Records from a collection:
______________________________

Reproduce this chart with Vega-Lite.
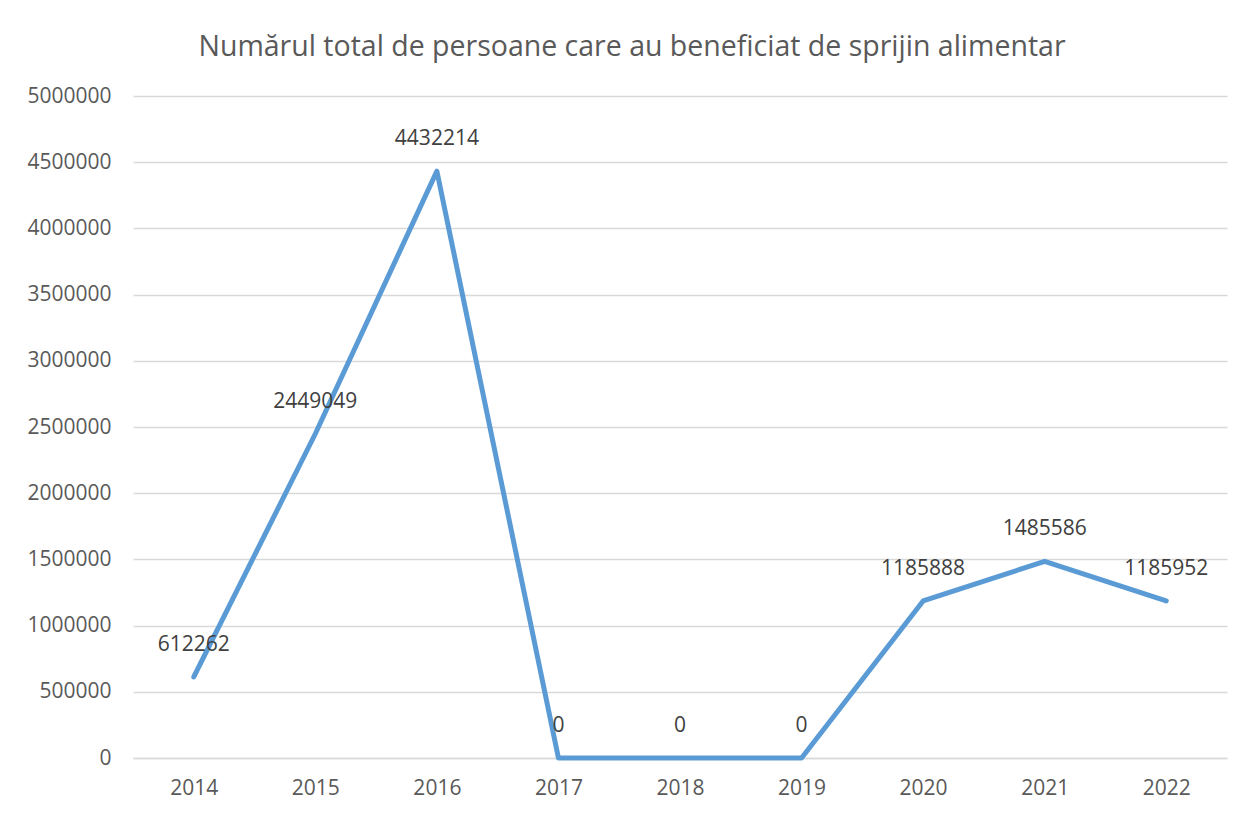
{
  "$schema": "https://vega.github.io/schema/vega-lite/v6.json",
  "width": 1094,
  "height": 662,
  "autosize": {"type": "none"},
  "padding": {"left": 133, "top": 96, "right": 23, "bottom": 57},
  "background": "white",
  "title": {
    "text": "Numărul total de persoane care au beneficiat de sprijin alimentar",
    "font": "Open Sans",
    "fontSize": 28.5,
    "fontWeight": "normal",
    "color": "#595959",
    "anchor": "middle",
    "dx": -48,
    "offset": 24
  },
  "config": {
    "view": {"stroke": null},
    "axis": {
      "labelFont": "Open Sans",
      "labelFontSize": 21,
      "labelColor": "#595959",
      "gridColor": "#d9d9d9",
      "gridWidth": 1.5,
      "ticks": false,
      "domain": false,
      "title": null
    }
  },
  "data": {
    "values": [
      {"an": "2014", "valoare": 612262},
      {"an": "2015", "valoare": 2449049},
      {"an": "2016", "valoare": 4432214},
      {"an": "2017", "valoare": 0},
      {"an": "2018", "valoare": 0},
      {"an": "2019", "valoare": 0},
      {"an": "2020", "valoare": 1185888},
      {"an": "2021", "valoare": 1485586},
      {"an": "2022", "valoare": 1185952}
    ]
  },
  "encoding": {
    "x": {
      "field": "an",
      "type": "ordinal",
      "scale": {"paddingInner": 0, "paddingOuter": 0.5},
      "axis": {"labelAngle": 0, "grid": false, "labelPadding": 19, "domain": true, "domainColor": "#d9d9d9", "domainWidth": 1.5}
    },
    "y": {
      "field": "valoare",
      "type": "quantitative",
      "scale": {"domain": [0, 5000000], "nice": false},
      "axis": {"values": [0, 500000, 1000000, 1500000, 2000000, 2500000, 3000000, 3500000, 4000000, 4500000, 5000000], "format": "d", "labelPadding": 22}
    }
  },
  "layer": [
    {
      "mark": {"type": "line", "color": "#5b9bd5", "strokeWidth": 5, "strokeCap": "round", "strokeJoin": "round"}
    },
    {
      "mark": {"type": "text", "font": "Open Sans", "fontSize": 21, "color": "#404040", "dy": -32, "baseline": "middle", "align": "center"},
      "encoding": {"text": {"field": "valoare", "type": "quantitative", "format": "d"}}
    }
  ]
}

______________________________

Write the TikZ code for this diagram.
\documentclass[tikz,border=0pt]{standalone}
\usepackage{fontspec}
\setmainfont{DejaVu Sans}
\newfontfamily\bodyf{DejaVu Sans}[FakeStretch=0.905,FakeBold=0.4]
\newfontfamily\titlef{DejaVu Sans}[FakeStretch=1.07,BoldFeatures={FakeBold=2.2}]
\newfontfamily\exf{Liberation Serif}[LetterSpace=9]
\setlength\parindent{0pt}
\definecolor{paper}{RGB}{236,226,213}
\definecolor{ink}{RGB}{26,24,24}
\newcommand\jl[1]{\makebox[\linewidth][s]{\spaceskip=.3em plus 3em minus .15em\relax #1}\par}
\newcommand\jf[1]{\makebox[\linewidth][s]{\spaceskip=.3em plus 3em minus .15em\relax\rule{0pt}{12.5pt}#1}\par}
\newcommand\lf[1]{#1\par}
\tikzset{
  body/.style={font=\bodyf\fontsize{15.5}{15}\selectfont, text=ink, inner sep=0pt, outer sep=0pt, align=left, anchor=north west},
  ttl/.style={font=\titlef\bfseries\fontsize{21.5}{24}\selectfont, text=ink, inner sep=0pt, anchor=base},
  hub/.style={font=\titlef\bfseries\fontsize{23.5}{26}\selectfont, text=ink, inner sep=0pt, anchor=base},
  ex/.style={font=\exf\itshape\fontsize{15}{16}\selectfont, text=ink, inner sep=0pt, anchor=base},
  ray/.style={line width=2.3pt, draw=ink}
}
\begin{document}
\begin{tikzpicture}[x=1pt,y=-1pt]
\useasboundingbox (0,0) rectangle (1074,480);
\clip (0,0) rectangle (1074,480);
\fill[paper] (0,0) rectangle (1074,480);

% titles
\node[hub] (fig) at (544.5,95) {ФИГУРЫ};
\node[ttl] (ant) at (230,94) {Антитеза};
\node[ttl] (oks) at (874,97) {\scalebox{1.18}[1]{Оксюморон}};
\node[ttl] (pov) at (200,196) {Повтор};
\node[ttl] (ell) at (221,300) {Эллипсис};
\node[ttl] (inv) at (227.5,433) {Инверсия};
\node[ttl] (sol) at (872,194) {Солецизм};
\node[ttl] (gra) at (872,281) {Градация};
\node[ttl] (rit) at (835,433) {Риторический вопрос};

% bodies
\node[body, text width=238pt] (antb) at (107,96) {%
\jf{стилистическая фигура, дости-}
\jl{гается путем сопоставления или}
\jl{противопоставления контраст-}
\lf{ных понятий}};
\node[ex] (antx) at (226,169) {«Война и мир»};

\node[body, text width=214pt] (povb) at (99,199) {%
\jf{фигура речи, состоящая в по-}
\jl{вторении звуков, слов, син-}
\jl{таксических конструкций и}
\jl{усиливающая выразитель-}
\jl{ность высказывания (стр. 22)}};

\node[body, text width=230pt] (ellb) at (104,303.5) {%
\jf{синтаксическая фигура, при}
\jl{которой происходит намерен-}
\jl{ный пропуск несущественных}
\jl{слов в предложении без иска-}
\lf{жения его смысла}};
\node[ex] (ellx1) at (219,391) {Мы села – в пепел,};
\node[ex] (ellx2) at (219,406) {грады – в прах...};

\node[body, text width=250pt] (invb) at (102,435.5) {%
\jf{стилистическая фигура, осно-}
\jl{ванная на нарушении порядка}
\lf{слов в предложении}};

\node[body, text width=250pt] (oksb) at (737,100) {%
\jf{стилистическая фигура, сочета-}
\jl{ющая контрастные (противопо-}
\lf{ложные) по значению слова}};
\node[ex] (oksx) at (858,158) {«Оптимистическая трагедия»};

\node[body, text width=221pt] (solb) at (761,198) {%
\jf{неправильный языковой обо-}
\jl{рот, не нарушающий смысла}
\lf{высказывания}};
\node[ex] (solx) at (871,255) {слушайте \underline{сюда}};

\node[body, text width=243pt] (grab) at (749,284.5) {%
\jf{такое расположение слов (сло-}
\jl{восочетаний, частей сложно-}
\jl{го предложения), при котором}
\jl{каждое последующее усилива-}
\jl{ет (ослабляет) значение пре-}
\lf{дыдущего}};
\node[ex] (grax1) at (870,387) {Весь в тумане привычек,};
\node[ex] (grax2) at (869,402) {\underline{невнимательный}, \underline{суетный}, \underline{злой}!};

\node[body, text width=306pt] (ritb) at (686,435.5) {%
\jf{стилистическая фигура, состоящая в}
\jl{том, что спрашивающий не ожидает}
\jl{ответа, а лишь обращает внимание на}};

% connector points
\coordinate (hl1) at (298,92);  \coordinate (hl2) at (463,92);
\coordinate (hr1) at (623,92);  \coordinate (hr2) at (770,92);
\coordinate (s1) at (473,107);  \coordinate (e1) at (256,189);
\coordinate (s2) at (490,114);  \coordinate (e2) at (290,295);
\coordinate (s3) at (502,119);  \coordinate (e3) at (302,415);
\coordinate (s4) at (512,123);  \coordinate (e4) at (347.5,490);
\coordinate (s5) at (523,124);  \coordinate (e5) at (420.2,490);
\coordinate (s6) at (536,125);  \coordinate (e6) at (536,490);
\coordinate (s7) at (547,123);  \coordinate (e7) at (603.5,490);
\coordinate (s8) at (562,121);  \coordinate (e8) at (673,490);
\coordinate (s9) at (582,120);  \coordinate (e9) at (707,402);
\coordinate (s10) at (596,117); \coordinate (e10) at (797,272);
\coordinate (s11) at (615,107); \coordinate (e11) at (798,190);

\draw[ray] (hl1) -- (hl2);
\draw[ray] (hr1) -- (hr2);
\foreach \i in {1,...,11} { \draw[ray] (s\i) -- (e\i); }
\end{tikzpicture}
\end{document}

______________________________

→ **WHAT YOU NEED TO DO**:
Using the entries above, tally how many lines have the word "this" in them; write the number and nothing more.

→ **ANSWER TO THE PROBLEM**:
2